Credit deterioration is any type of activity that leads to the reduction of the credit rating enjoyed by an individual or a business. There are many different events that can lead to bad credit. Some triggers for bad credit have to do with specific actions taken by the debtor, while others are due to circumstances beyond that debtor’s control. In either case, the result of credit deterioration is difficulty obtaining credit or borrowing money, due to diminished lenders’ confidence in the ability of the business or individual to repay the debt according to terms.

One of the most common reasons for credit deterioration is the debtor’s consistent late payment of debt obligations. The slow payment is usually reported to the credit bureaus, which then factor those late payments into the calculation of the debtor’s creditworthiness. Over time, failure to pay outstanding debts according to terms leads to FICO score reductions that can take years to recover.

A similar scenario involves situations where the debtor has the desire to meet its obligations, but suddenly lacks the necessary resources. Losing a job and the resulting loss of a steady stream of income will have an adverse effect on your ability to pay off car loans, mortgages, credit card balances, and any other type of debt. Since credit scores are based on both the ability to pay the debt on time and the amount of income generated by the debtor, losing a job can result in credit deterioration in two directions.

Sometimes credit deterioration occurs due to events beyond the control of the debtor. The death of a spouse and the resulting loss of income can cause financial hardship that damages the credit rating of the surviving spouse. Likewise, a prolonged illness that creates additional debt while limiting an individual’s ability to earn income would also increase the likelihood of default and make it more difficult for the debtor to obtain additional credit or financial assistance from lenders. Even if the credit rating is not damaged enough to prevent the borrower from borrowing money, the new lender is likely to charge a higher interest rate as a way to minimize the degree of risk they are assuming.

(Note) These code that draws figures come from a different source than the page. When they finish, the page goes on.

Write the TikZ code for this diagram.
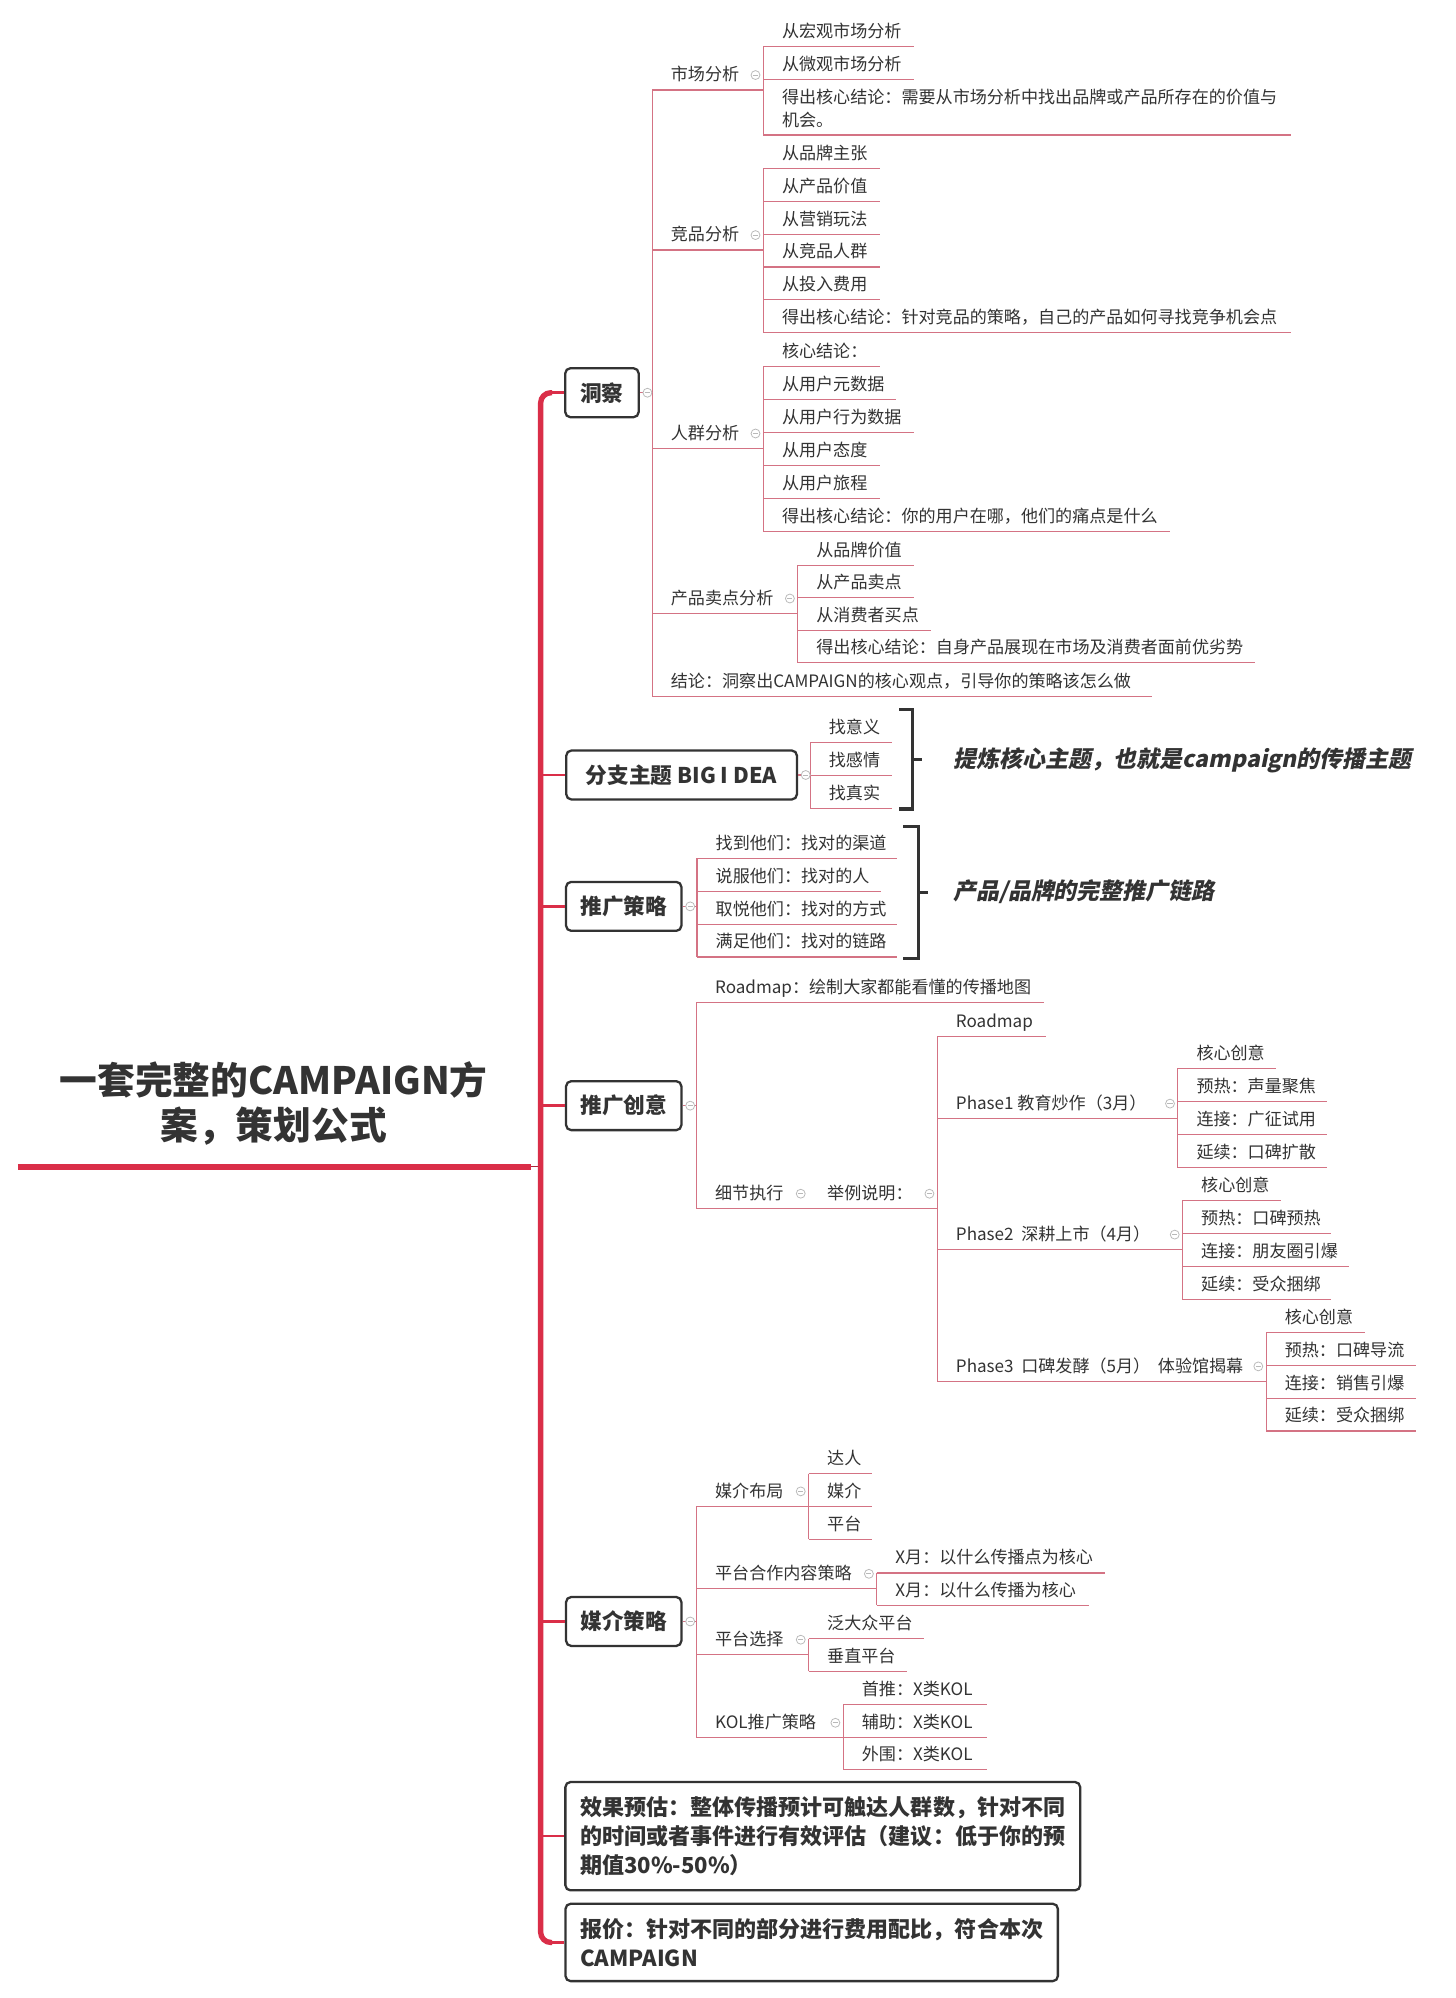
\documentclass[tikz,border=0pt]{standalone}
\usepackage{fontspec}
\setmainfont{Noto Sans CJK SC}
\newfontfamily\slantfam{Noto Sans CJK SC}[FakeSlant=0.2]
\usetikzlibrary{calc}
\definecolor{tx}{HTML}{333333}
\definecolor{spinec}{RGB}{218,46,72}
\definecolor{ulc}{RGB}{212,115,132}
\definecolor{bx}{HTML}{333333}
\definecolor{icc}{RGB}{185,185,185}
\newcommand\tp[5]{\node[topic] (#1) at (#2,#3) {\makebox[\dimexpr #4pt-#2pt\relax][l]{\hspace*{14.5pt}#5}};}
\begin{document}
\begin{tikzpicture}[x=1pt,y=-1pt,
 ul/.style={draw=ulc, line width=0.9pt},
 topic/.style={anchor=south west, inner xsep=0pt, inner ysep=3.4pt, text height=10.5pt, text depth=3.5pt, font=\fontsize{13.4pt}{16pt}\selectfont, text=tx},
 mainbox/.style={draw=bx, line width=1.8pt, rounded corners=4pt, fill=white, font=\bfseries\fontsize{17pt}{20pt}\selectfont, text=tx, minimum height=38.4pt, inner xsep=0pt},
 bigbox/.style={mainbox, align=left, font=\bfseries\fontsize{17.3pt}{23pt}\selectfont},
 spine/.style={draw=spinec, line width=4.2pt},
 branch/.style={draw=spinec, line width=2pt},
 brk/.style={draw=bx, line width=2.6pt},
 lbl/.style={anchor=west, font=\slantfam\bfseries\fontsize{18pt}{20pt}\selectfont, text=tx, inner sep=0pt},
 icon/.style={circle, draw=icc, line width=0.6pt, minimum size=7pt, inner sep=0pt, fill=white,
   path picture={\draw[icc, line width=0.6pt] ([xshift=-2pt]path picture bounding box.center) -- ([xshift=2pt]path picture bounding box.center);}}
]
\fill[white] (0,0) rectangle (1142,1568);
\useasboundingbox (0,0) rectangle (1142,1568);

% ---------- root ----------
\node[font=\bfseries\fontsize{29.6pt}{35.3pt}\selectfont, align=center, text=tx, inner sep=0pt] (root) at (214.8,866) {一套完整的CAMPAIGN方\\案，策划公式};
\coordinate (rootL) at (14,915.7);
\coordinate (rootE) at (417,915.7);
\coordinate (rootR) at (424.3,915.7);

% ---------- main boxes ----------
\node[mainbox, minimum width=57.6pt] (dongcha) at (472.4,308.2) {洞察};
\node[mainbox, minimum width=181pt] (idea) at (534.9,608.2) {分支主题 BIG I DEA};
\node[mainbox, minimum width=90.5pt] (strat) at (489.5,711.3) {推广策略};
\node[mainbox, minimum width=90.5pt] (creative) at (489.5,867.7) {推广创意};
\node[mainbox, minimum width=90.5pt] (media) at (489.5,1272.5) {媒介策略};
\node[bigbox, minimum width=404pt, minimum height=85pt] (effect) at (645.7,1441) {效果预估：整体传播预计可触达人群数，针对不同\\的时间或者事件进行有效评估（建议：低于你的预\\期值30\%-50\%）};
\node[bigbox, minimum width=386.4pt, minimum height=60.7pt] (quote) at (637,1524.4) {报价：针对不同的部分进行费用配比，符合本次\\CAMPAIGN};

% spine
\draw[spine] (rootL) -- (rootE);
\draw[ul, draw=spinec!80!black] (rootE) -- (rootR);
\draw[spine, rounded corners=8pt] ($(dongcha.west -| rootR)+(9,0)$) -- (dongcha.west -| rootR) -- (quote.west -| rootR) -- ++(9,0) coordinate (qj);
\draw[branch] ($(dongcha.west -| rootR)+(8,0)$) -- (dongcha.west);
\draw[branch] (qj) -- (quote.west);
\foreach \n in {idea,strat,creative,media,effect} \draw[branch] (\n.west -| rootR) -- (\n.west);

% ---------- 洞察 ----------
\tp{m1}{511.8}{70.6}{599}{市场分析}
\tp{m2}{511.8}{196.2}{599}{竞品分析}
\tp{m3}{511.8}{351.9}{599}{人群分析}
\tp{m4}{511.8}{481.4}{626}{产品卖点分析}
\tp{m5}{511.8}{546.3}{904}{结论：洞察出CAMPAIGN的核心观点，引导你的策略该怎么做}

\tp{a1}{599}{36.6}{716.6}{从宏观市场分析}
\tp{a2}{599}{62.3}{716.6}{从微观市场分析}
\tp{a3}{599}{106}{1012.6}{\parbox[b]{395pt}{\fontsize{13.4pt}{17.5pt}\selectfont 得出核心结论：需要从市场分析中找出品牌或产品所存在的价值与\\机会。}}

\tp{b1}{599}{132}{690}{从品牌主张}
\tp{b2}{599}{158}{690}{从产品价值}
\tp{b3}{599}{183.8}{690}{从营销玩法}
\tp{b4}{599}{209.5}{690}{从竞品人群}
\tp{b5}{599}{235.3}{690}{从投入费用}
\tp{b6}{599}{261.1}{1012.6}{得出核心结论：针对竞品的策略，自己的产品如何寻找竞争机会点}

\tp{c1}{599}{287.3}{690}{核心结论：}
\tp{c2}{599}{313.3}{703}{从用户元数据}
\tp{c3}{599}{339.3}{716.6}{从用户行为数据}
\tp{c4}{599}{365.2}{690}{从用户态度}
\tp{c5}{599}{391.1}{690}{从用户旅程}
\tp{c6}{599}{416.9}{917.6}{得出核心结论：你的用户在哪，他们的痛点是什么}

\tp{d1}{626}{443.5}{716.6}{从品牌价值}
\tp{d2}{626}{469}{716.6}{从产品卖点}
\tp{d3}{626}{494.6}{730}{从消费者买点}
\tp{d4}{626}{520.2}{984.8}{得出核心结论：自身产品展现在市场及消费者面前优劣势}

% ---------- BIG IDEA ----------
\tp{e1}{635.8}{582.7}{700}{找意义}
\tp{e2}{635.8}{608.6}{700}{找感情}
\tp{e3}{635.8}{634.5}{700}{找真实}

% ---------- 推广策略 ----------
\tp{f1}{547}{673.7}{703.8}{找到他们：找对的渠道}
\tp{f2}{547}{699.5}{691}{说服他们：找对的人}
\tp{f3}{547}{725.3}{703.8}{取悦他们：找对的方式}
\tp{f4}{547}{751}{703.8}{满足他们：找对的链路}

% ---------- 推广创意 ----------
\tp{g1}{546.5}{787}{818.7}{Roadmap：绘制大家都能看懂的传播地图}
\tp{g2}{546.5}{948.5}{634.5}{细节执行}
\tp{g3}{634.5}{948.5}{735.5}{举例说明：}
\tp{h0}{735.5}{813.2}{820.2}{Roadmap}
\tp{h1}{735.5}{877.8}{924.3}{Phase1 教育炒作（3月）}
\tp{h2}{735.5}{980.6}{928}{Phase2\ \ 深耕上市（4月）}
\tp{h3}{735.5}{1084}{993.6}{Phase3\ \ 口碑发酵（5月）\ \ 体验馆揭幕}

\tp{p1}{924.3}{838.5}{1001.3}{核心创意}
\tp{p2}{924.3}{864.5}{1040.7}{预热：声量聚焦}
\tp{p3}{924.3}{890.4}{1040.7}{连接：广征试用}
\tp{p4}{924.3}{916.3}{1040.7}{延续：口碑扩散}

\tp{q1}{928}{941.9}{1005}{核心创意}
\tp{q2}{928}{968}{1044.3}{预热：口碑预热}
\tp{q3}{928}{993.8}{1057.9}{连接：朋友圈引爆}
\tp{q4}{928}{1019.9}{1044.3}{延续：受众捆绑}

\tp{r1}{993.6}{1045.8}{1070.7}{核心创意}
\tp{r2}{993.6}{1071.6}{1111}{预热：口碑导流}
\tp{r3}{993.6}{1097.2}{1111}{连接：销售引爆}
\tp{r4}{993.6}{1123}{1111}{延续：受众捆绑}

% ---------- 媒介策略 ----------
\tp{k1}{546.5}{1182.1}{634.5}{媒介布局}
\tp{k2}{546.5}{1246.8}{688}{平台合作内容策略}
\tp{k3}{546.5}{1298.5}{634.5}{平台选择}
\tp{k4}{546.5}{1363.7}{661.7}{KOL推广策略}

\tp{s1}{634.5}{1156.5}{684.3}{达人}
\tp{s2}{634.5}{1182.1}{684.3}{媒介}
\tp{s3}{634.5}{1208}{684.3}{平台}

\tp{t1}{688}{1234.4}{866.8}{X月：以什么传播点为核心}
\tp{t2}{688}{1259.8}{854.2}{X月：以什么传播为核心}

\tp{u1}{634.5}{1286}{725}{泛大众平台}
\tp{u2}{634.5}{1311.6}{711.5}{垂直平台}

\tp{v1}{661.7}{1337.8}{774}{首推：X类KOL}
\tp{v2}{661.7}{1363.7}{774}{辅助：X类KOL}
\tp{v3}{661.7}{1388.8}{774}{外围：X类KOL}

% ---------- underlines ----------
\foreach \n in {m1,m2,m3,m4,m5,a1,a2,a3,b1,b2,b3,b4,b5,b6,c1,c2,c3,c4,c5,c6,d1,d2,d3,d4,
  e1,e2,e3,f1,f2,f3,f4,g1,g2,g3,h0,h1,h2,h3,p1,p2,p3,p4,q1,q2,q3,q4,r1,r2,r3,r4,
  k1,k2,k3,k4,s1,s2,s3,t1,t2,u1,u2,v1,v2,v3}
  \draw[ul] (\n.south west) -- (\n.south east);

% ---------- verticals ----------
\draw[ul] (m1.south west) -- (m5.south west);
\draw[ul] (a1.south west) -- (a3.south west);
\draw[ul] (b1.south west) -- (b6.south west);
\draw[ul] (c1.south west) -- (c6.south west);
\draw[ul] (d1.south west) -- (d4.south west);
\draw[ul] (e1.south west) -- (e3.south west);
\draw[ul] (f1.south west) -- (f4.south west);
\draw[ul] (g1.south west) -- (g2.south west);
\draw[ul] (h0.south west) -- (h3.south west);
\draw[ul] (p1.south west) -- (p4.south west);
\draw[ul] (q1.south west) -- (q4.south west);
\draw[ul] (r1.south west) -- (r4.south west);
\draw[ul] (k1.south west) -- (k4.south west);
\draw[ul] (s1.south west) -- (s3.south west);
\draw[ul] (t1.south west) -- (t2.south west);
\draw[ul] (u1.south west) -- (u2.south west);
\draw[ul] (v1.south west) -- (v3.south west);

% box to children
\draw[ul] (dongcha.east) -- (dongcha.east -| m1.south west);
\draw[ul] (idea.east) -- (idea.east -| e1.south west);
\draw[ul] (strat.east) -- (strat.east -| f1.south west);
\draw[ul] (creative.east) -- (creative.east -| g1.south west);
\draw[ul] (media.east) -- (media.east -| k1.south west);

% ---------- icons ----------
\foreach \n in {m1,m2,m3,m4,g2,g3,h1,h2,h3,k1,k2,k3,k4}
  \node[icon] (ic-\n) at ($(\n.south east)+(-6.5,-11.7)$) {};
\foreach \n in {dongcha,idea,strat,creative,media}
  \node[icon] (ic-\n) at ($(\n.east)+(6,0)$) {};

% ---------- brackets ----------
\coordinate (b1t) at (716,556.8);
\coordinate (b1b) at (716,635);
\draw[brk] ($(b1t)+(-10.4,0)$) -- (b1t) -- (b1b) -- ++(-10.4,0);
\draw[brk] ($(b1t)!0.5!(b1b)$) -- ++(7.7,0) coordinate (b1tip);
\node[lbl] (sum1) at (748,597) {提炼核心主题，也就是campaign的传播主题};

\coordinate (b2t) at (720.6,648.4);
\coordinate (b2b) at (720.6,752.2);
\draw[brk] ($(b2t)+(-11.6,0)$) -- (b2t) -- (b2b) -- ++(-11.6,0);
\draw[brk] ($(b2t)!0.5!(b2b)$) -- ++(7.4,0) coordinate (b2tip);
\node[lbl] (sum2) at (748,700) {产品/品牌的完整推广链路};
\end{tikzpicture}
\end{document}
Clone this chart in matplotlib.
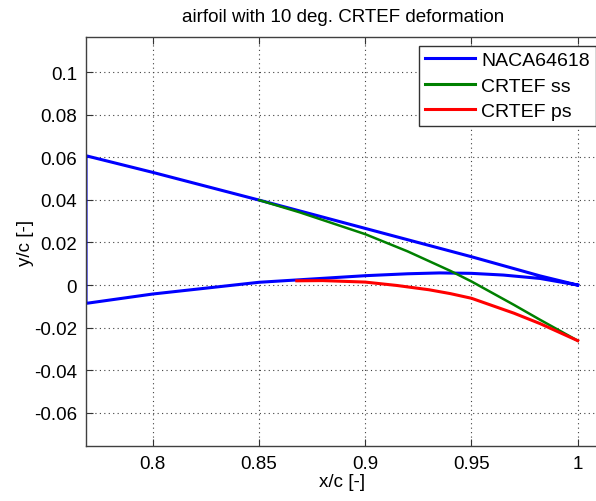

When any type of credit deterioration occurs, it is important to begin the process of repairing the damage as quickly as possible. Beginning to pay obligations on time will go a long way in reversing the downward trend in credit ratings. Securing a new job that comes with a salary similar to the previous source of income will also help stabilize and eventually refresh your credit score and FICO score. As more debt is retired and the debt-to-income ratio becomes more favorable, the credit rating will slowly begin to improve. While the process can take a lot of time and effort, the end result is usually worth it.